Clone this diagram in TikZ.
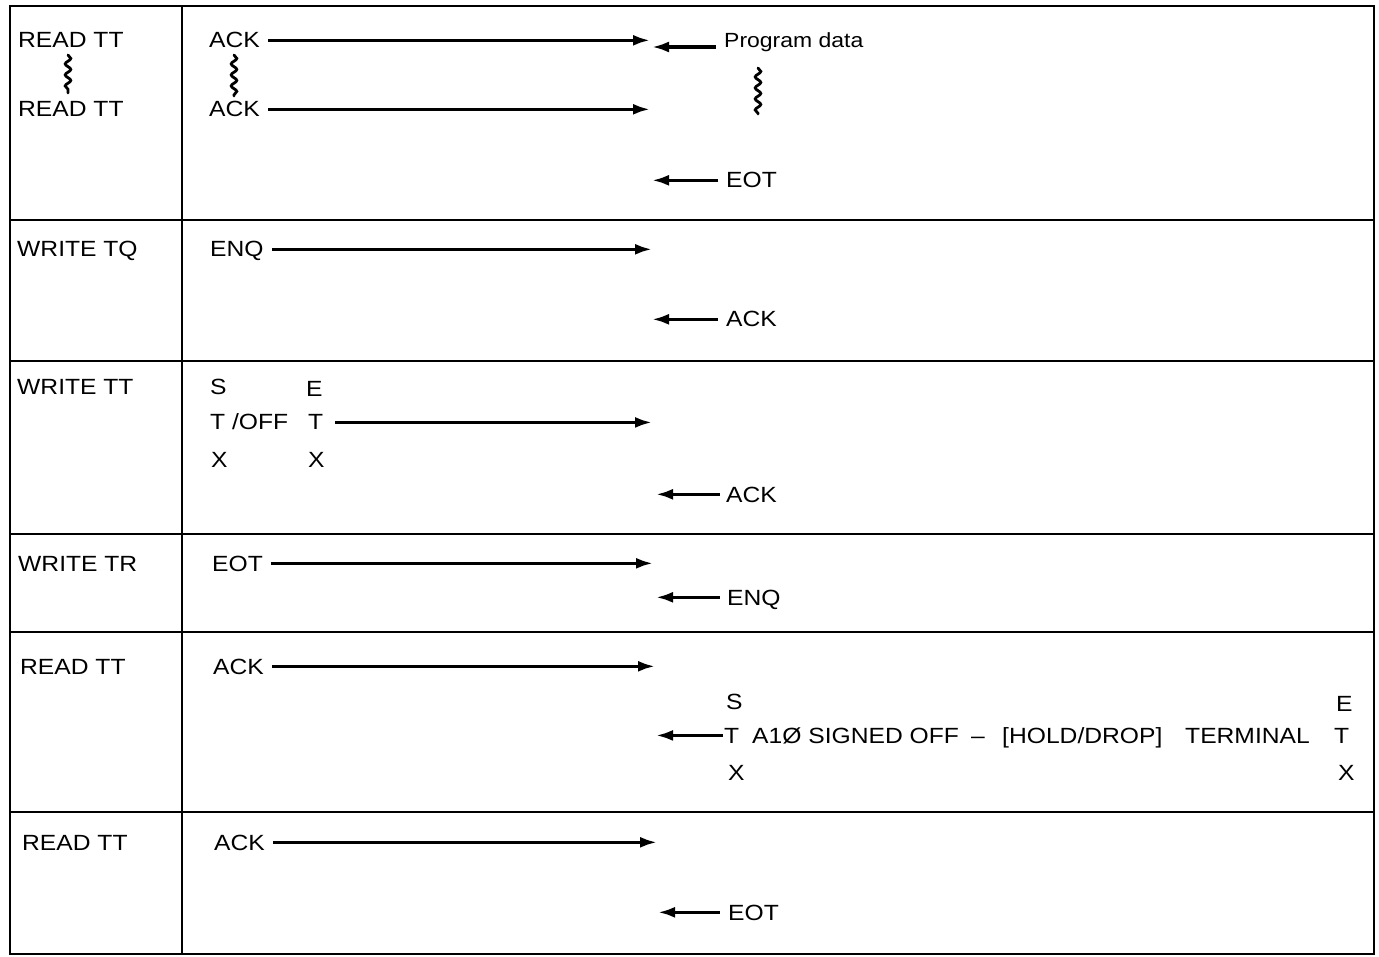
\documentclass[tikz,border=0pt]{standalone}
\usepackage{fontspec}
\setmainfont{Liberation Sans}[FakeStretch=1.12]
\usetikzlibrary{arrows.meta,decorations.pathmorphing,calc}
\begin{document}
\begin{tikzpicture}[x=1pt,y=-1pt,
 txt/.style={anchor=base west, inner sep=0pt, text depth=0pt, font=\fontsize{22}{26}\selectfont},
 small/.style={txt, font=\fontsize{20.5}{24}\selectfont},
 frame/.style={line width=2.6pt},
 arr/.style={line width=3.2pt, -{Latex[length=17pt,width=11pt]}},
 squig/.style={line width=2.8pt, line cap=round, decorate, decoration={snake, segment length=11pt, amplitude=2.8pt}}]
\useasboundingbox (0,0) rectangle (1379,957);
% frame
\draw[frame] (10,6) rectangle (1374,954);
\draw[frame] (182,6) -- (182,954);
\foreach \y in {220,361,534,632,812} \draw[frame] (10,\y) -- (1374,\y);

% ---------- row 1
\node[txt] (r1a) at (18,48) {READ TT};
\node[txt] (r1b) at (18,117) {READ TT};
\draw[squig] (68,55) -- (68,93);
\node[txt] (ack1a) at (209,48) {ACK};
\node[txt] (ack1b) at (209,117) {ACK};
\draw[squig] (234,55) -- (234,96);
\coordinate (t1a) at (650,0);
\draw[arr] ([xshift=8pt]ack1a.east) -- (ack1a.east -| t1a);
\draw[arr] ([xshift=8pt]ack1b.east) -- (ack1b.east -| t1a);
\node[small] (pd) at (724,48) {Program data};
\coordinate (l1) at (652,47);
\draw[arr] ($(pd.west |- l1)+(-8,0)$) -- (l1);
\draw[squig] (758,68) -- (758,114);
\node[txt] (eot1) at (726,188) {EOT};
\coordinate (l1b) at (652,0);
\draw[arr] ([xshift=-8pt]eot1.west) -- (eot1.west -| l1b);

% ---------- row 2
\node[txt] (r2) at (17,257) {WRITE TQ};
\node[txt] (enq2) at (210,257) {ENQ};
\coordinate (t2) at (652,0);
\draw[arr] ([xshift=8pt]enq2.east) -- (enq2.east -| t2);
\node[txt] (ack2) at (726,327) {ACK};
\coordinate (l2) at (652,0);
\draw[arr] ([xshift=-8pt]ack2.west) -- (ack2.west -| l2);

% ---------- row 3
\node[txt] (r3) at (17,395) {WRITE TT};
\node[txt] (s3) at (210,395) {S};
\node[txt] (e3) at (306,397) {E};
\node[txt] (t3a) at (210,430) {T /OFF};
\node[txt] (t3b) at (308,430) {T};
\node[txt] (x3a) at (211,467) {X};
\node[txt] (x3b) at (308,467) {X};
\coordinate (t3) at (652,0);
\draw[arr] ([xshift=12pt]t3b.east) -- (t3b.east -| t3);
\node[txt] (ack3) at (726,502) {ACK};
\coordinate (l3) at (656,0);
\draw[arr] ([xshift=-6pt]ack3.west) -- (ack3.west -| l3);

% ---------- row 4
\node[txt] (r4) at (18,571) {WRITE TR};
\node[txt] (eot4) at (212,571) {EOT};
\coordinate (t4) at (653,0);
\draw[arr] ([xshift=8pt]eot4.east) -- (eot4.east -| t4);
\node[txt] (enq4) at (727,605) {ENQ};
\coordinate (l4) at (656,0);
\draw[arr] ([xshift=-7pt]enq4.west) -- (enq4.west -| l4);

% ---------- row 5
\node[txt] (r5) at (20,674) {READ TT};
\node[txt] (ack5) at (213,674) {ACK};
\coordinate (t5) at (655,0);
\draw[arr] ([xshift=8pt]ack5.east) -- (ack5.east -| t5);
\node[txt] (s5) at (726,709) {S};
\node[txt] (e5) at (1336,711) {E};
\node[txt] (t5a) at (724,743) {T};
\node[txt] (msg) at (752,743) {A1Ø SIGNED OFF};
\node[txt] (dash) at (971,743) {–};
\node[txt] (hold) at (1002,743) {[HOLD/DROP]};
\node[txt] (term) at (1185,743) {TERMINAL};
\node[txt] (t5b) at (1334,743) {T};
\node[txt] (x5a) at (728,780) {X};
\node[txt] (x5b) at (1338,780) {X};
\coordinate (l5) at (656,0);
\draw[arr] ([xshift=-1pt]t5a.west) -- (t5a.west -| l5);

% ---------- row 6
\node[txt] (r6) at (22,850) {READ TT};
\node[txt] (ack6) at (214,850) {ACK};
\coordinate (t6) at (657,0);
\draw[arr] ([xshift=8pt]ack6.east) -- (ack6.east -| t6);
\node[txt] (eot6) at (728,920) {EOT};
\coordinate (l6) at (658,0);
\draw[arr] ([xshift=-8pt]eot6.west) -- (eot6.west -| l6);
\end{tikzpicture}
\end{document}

● **What to produce**
Leave out the pictures, then repeat the listing above exactly from its first line to the line with "(10,\y) -- (1374,\y);", inclusive.

● **Full solution**
Clone this diagram in TikZ.
\documentclass[tikz,border=0pt]{standalone}
\usepackage{fontspec}
\setmainfont{Liberation Sans}[FakeStretch=1.12]
\usetikzlibrary{arrows.meta,decorations.pathmorphing,calc}
\begin{document}
\begin{tikzpicture}[x=1pt,y=-1pt,
 txt/.style={anchor=base west, inner sep=0pt, text depth=0pt, font=\fontsize{22}{26}\selectfont},
 small/.style={txt, font=\fontsize{20.5}{24}\selectfont},
 frame/.style={line width=2.6pt},
 arr/.style={line width=3.2pt, -{Latex[length=17pt,width=11pt]}},
 squig/.style={line width=2.8pt, line cap=round, decorate, decoration={snake, segment length=11pt, amplitude=2.8pt}}]
\useasboundingbox (0,0) rectangle (1379,957);
% frame
\draw[frame] (10,6) rectangle (1374,954);
\draw[frame] (182,6) -- (182,954);
\foreach \y in {220,361,534,632,812} \draw[frame] (10,\y) -- (1374,\y);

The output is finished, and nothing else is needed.